The story, however, was slightly different when reported by Judith Sylvester, who interviewed Williams for “The Media and Hurricanes Katrina and Rita.” In this version, Williams didn’t bed down in a stairwell when he came down with dysentery. He had a battery-powered TV that he watched from his eighth-floor Ritz-Carlton room when the hotel became “uninhabitable,” according to Sylvester.
As Sylvester described Williams’s story, the “Ritz-Carlton soon became a gang target.” She wrote that Williams said he spent one night on his hotel room floor, lying between the window and bed so it would look like the room was unoccupied. “You’d hear young, kind-of-thuggish kids walking about and down the hall all night,” Williams said. “It was terrible. I’m not sure which night I decided to get out of there.”
By the time Williams was interviewed about the experience by Tom Brokaw last year at a Columbia Journalism School event, he claimed “our hotel was overrun with gangs.”
But was it?
In September 2005, the Times-Picayune reported that numerous stories of violence and gunfire had been wildly exaggerated in the days following Katrina. Rumor begat rumor. New Orleans Police Chief Eddie Compass said he had a perfect anecdote to illustrate that effect.
“He heard ‘some civilians’ talking about how a band of armed thugs had invaded the Ritz-Carlton hotel and started raping women — including his 24-year-old daughter, who stayed there through the storm,” the New Orleans paper reported. “He rushed to the scene only to find that although a group of men had tried to enter the hotel, they weren’t armed and were easily turned back by police.”
Then another man named Richard Rhodes who stayed at the Ritz as well said he didn’t remember any gangs, telling the New Orleans Advocate that Williams had exaggerated. The hotel had allowed employee families to bunker down. “There was a kind of criminal element that had gotten in, and somebody had worked there and they brought their family,” Rhodes told the paper. “They were leaving the doors open, and other people were trying to come. Two off-duty police officers were running around keeping the peace. There were scary moments, but criminal gangs? That’s crazy.”
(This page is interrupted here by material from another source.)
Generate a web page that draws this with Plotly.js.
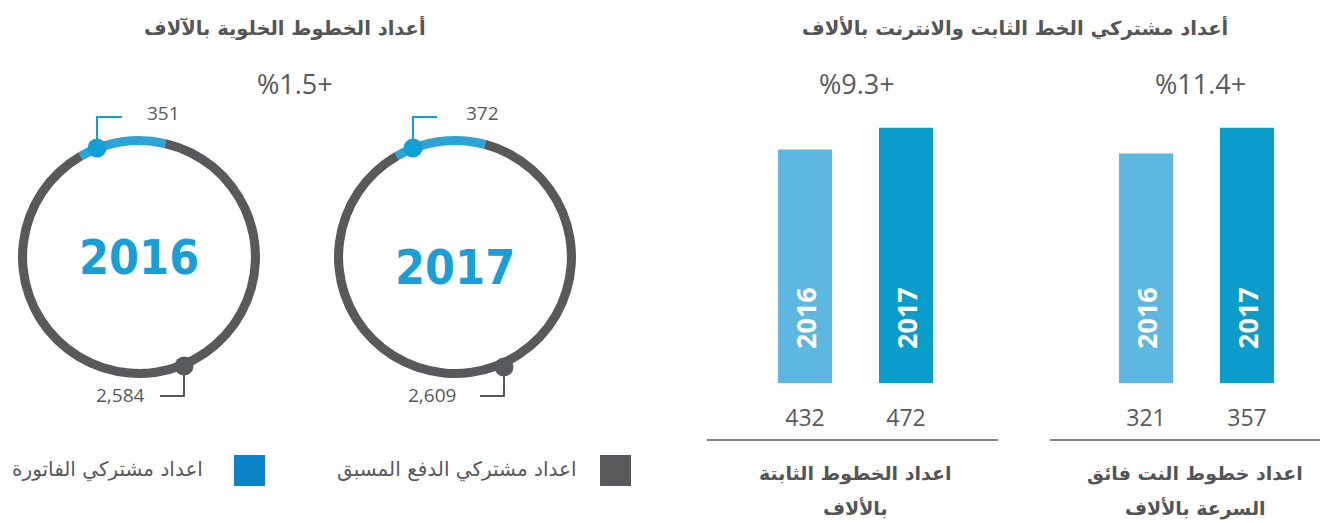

A local activist named Leo Watermeier said much the same to the Guardian. He said there weren’t any gangs. “People were afraid that was the case,” he said. “I don’t think that really was the situation. Once darkness came, that was frightening. Just because it was pitch-black. And you felt vulnerable. … But I didn’t see anything.”
It’s difficult to tell what actually happened at the hotel. The Ritz-Carlton hasn’t commented much. It’s possible gangs overtook the hotel, brandished guns and terrorized the people inside. It’s possible Williams confronted a gang bent on stealing his car when he emerged from the hotel. But it’s also possible this was another case of what the American Journalism Review called “myth-making in New Orleans.”
Some of the reports of that time were “so garish, so untraceable and always seemed to stop short of having actual witnesses to the atrocities,” New York Times reporter Jim Dwyer told the magazine. “… Like a galloping mythical nightmare had taken control.”